When it comes to vehicle tracking, data from telematics systems has the power to positively influence almost every aspect of a fleet and mobile operations. However, like many other forms of big data, interpreting and developing valuable insights from the flood of data provided by telematics can be a challenge. It’s hard, sometimes, to see the wood for the trees.
The following common pitfalls are often simple to resolve but can make a big difference to your fleet operates.
1. Don’t be overwhelmed by the data
Fleet managers do not have time to scroll through endless rows of data. This time could be far better used in reviewing operations to identify trends, routines and processes that can be analysed and interpreted with a view to setting operational targets and goals.
By setting smart targets for areas such as asset utilisation, driver safety or fuel costs, fleet managers can focus on identifying, extracting and reviewing the information that they need, rather than trying to digest everything at once. This targeted data can then be used to generate progress reports, provide evidence for improvements and to help set new targets along the path towards the end goal.

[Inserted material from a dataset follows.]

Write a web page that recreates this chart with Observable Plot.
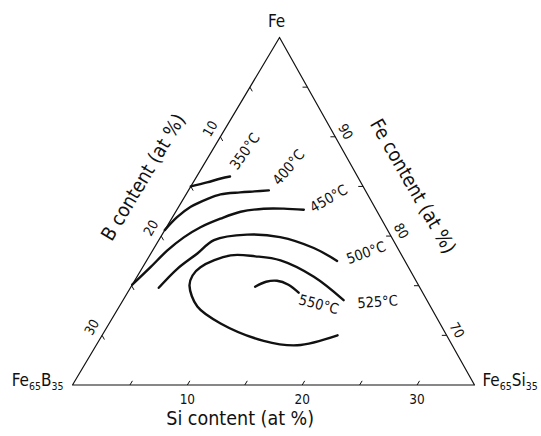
<!DOCTYPE html>
<html><head><meta charset="utf-8">
<script src="https://cdn.jsdelivr.net/npm/d3@7"></script>
<script src="https://cdn.jsdelivr.net/npm/@observablehq/plot@0.6"></script>
<style>
html,body{margin:0;padding:0;background:#fff;}
#chart{width:541px;height:436px;}
</style></head><body><div id="chart"></div>
<script>
// Ternary data, each point is [Si at%, B at%]; Fe = 100 - Si - B
const corners = [[0, 0], [0, 35], [35, 0]];            // Fe, Fe65B35, Fe65Si35
const cornerNames = ["Fe", "Fe65B35", "Fe65Si35"];
const minorTicks = [5, 10, 15, 20, 25, 30];
const siLabels = [10, 20, 30];
const bLabels = [10, 20, 30];
const feLabels = [90, 80, 70];
const temps = [350, 400, 450, 500, 525, 550];
const c350 = [[0, 15], [1.2, 13.4], [2.2, 12.0], [2.9, 11.1]];
const c400 = [[0, 19.4], [0.4, 17.7], [1.05, 16.0], [2.07, 14.2], [3.0, 12.8], [4.6, 11.0], [5.8, 9.7], [7.0, 8.4]];
const c450 = [[0, 24.9], [0.68, 22.45], [1.27, 20.2], [2.03, 18.1], [2.96, 16.15], [4.25, 14.0], [5.65, 11.9], [7.5, 9.75], [9.24, 8.0], [11.05, 6.3]];
const c500 = [[2.47, 22.74], [3.1, 20.2], [4.05, 17.7], [4.8, 15.6], [7.4, 12.45], [10.4, 9.7], [13.9, 7.3], [16.6, 5.9]];
const c525 = [[19.2, 7.25], [15.4, 8.7], [11.65, 10.8], [9.24, 12.8], [7.04, 14.9], [5.03, 18.1], [4.77, 19.2], [5.03, 19.96], [6.8, 20.3], [9.7, 19.1], [14.35, 16.2], [17.5, 13.5], [20.5, 9.5]];
const c550 = [[10.8, 14.3], [11.5, 13.1], [12.4, 12.1], [13.6, 11.3], [14.9, 10.8]];

const curves = [c350, c400, c450, c500, c525, c550];
const APEX = 0.515;
const FONT = "'DejaVu Sans Condensed','DejaVu Sans',sans-serif";
function pos(si, b) { const fe = 1 - (si + b) / 35; return {x: si / 35 + fe * APEX, y: fe}; }

const lineData = curves.flatMap((pts, i) => pts.map(([si, b], j) => ({temp: temps[i], j, ...pos(si, b)})));
const edge = [...corners, corners[0]].map(([si, b]) => pos(si, b));

const L = 0.42;
const ticks = [
  ...minorTicks.map(k => [pos(k, 35 - k), pos(k, 35 - k - L)]),
  ...minorTicks.map(k => [pos(0, k), pos(L, k)]),
  ...minorTicks.map(k => [pos(k, 0), pos(k - L, L)])
].map(([a, b]) => ({x1: a.x, y1: a.y, x2: b.x, y2: b.y}));

// label layout (pixel offsets from curve end)
const labelLayout = {
  350: {end: "last", dx: 15, dy: -25, rotate: -55},
  400: {end: "last", dx: 20, dy: -23, rotate: -50},
  450: {end: "last", dx: 25, dy: -11, rotate: -30},
  500: {end: "last", dx: 29, dy: -8, rotate: -20},
  525: {end: "first", dx: 34, dy: 2, rotate: -4},
  550: {end: "last", dx: 20, dy: 12, rotate: 15}
};
const tempMarks = temps.map((t, i) => {
  const lay = labelLayout[t];
  const pts = curves[i];
  const p = lay.end === "first" ? pts[0] : pts[pts.length - 1];
  const q = pos(p[0], p[1]);
  return Plot.text([{...q, label: `${t}°C`}], {x: "x", y: "y", text: "label", dx: lay.dx, dy: lay.dy, rotate: lay.rotate, fontSize: 14.5, fontFamily: FONT, fill: "#111"});
});

const cornerLayout = [
  {dx: -3, dy: -16, anchor: "middle"},
  {dx: -9, dy: -4, anchor: "end"},
  {dx: 8, dy: -4, anchor: "start"}
];
const cornerMarks = corners.map(([si, b], i) => Plot.text([{...pos(si, b), label: cornerNames[i]}], {
  x: "x", y: "y", text: "label", dx: cornerLayout[i].dx, dy: cornerLayout[i].dy, textAnchor: cornerLayout[i].anchor,
  fontSize: 17, fontFamily: FONT, fill: "#111"
}));

const chart = Plot.plot({
  width: 541, height: 436, margin: 0,
  style: {fontFamily: FONT, background: "#fff"},
  x: {domain: [0, 1], range: [72, 474], axis: null},
  y: {domain: [0, 1], range: [384.5, 37], axis: null},
  marks: [
    Plot.line(edge, {x: "x", y: "y", stroke: "#111", strokeWidth: 1.2}),
    Plot.link(ticks, {x1: "x1", y1: "y1", x2: "x2", y2: "y2", stroke: "#111", strokeWidth: 1}),
    Plot.line(lineData, {x: "x", y: "y", z: "temp", curve: "catmull-rom", stroke: "#111", strokeWidth: 2.4, strokeLinecap: "round"}),
    Plot.text(siLabels, {x: d => pos(d, 35 - d).x, y: d => pos(d, 35 - d).y, text: d => String(d), dy: 15, fontSize: 13.5, fontFamily: FONT, fill: "#111"}),
    Plot.text(bLabels, {x: d => pos(0, d).x, y: d => pos(0, d).y, text: d => String(d), dx: -10, dy: -8, rotate: -60, fontSize: 13.5, fontFamily: FONT, fill: "#111"}),
    Plot.text(feLabels, {x: d => pos(100 - d, 0).x, y: d => pos(100 - d, 0).y, text: d => String(d), dx: 10, dy: -5, rotate: 60, fontSize: 13.5, fontFamily: FONT, fill: "#111"}),
    Plot.text([{...pos(0, 16.4), label: "B content (at %)"}], {x: "x", y: "y", text: "label", dx: -39, dy: -23, rotate: -59, fontSize: 19.5, fontFamily: FONT, fill: "#111"}),
    Plot.text([{...pos(17.1, 0), label: "Fe content (at %)"}], {x: "x", y: "y", text: "label", dx: 38, dy: -21, rotate: 60, fontSize: 19.5, fontFamily: FONT, fill: "#111"}),
    Plot.text([{...pos(14.6, 20.4), label: "Si content (at %)"}], {x: "x", y: "y", text: "label", dy: 34, fontSize: 19.5, fontFamily: FONT, fill: "#111"}),
    ...tempMarks,
    ...cornerMarks
  ]
});
document.getElementById("chart").appendChild(chart);

// subscripts for the corner compositions
chart.querySelectorAll("text").forEach(t => {
  const s = t.textContent;
  const m = s.match(/^Fe(\d+)([A-Z][a-z]?)(\d+)$/);
  if (!m) return;
  t.textContent = "";
  const parts = [["Fe", 0, null], [m[1], 4, 10.5], [m[2], -4, null], [m[3], 4, 10.5]];
  for (const [txt, dy, fs] of parts) {
    const ts = document.createElementNS("http://www.w3.org/2000/svg", "tspan");
    ts.textContent = txt;
    if (dy) ts.setAttribute("dy", dy);
    if (fs) ts.setAttribute("font-size", fs);
    t.appendChild(ts);
  }
});
</script></body></html>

2. Don’t just focus on the negatives
The benefits provided by telematics systems are now widely recognised by fleet operators and operations managers. However, there are some who still view telematics in a negative light. Driver resistance is arguably one of the biggest problems fleet managers face, and it’s often caused by a simple lack of understanding.
By communicating the benefits of telematics prior to implementation, such as eradicating wrongful “claims for cash” and complaints about non-attendance, fleet managers can significantly reduce negative presumptions amongst drivers. When it comes to data analysis, fleet managers should also reward positive trends and exemplary performance in order to incentivise others and set the standard for best practice.
3. Infrequent data reviews
It’s vital that fleet managers and operations professionals set aside enough time to regularly review the most important metrics from their telematics system.
Ideally, this data should be analysed on a weekly basis, especially if the business is seeking to make significant improvements to its operations and processes.
Creating weekly reports that assessing pre-determined performance indicators or operational initiatives will allow managers to see patterns emerging over time. This data can then be used to drive positive change.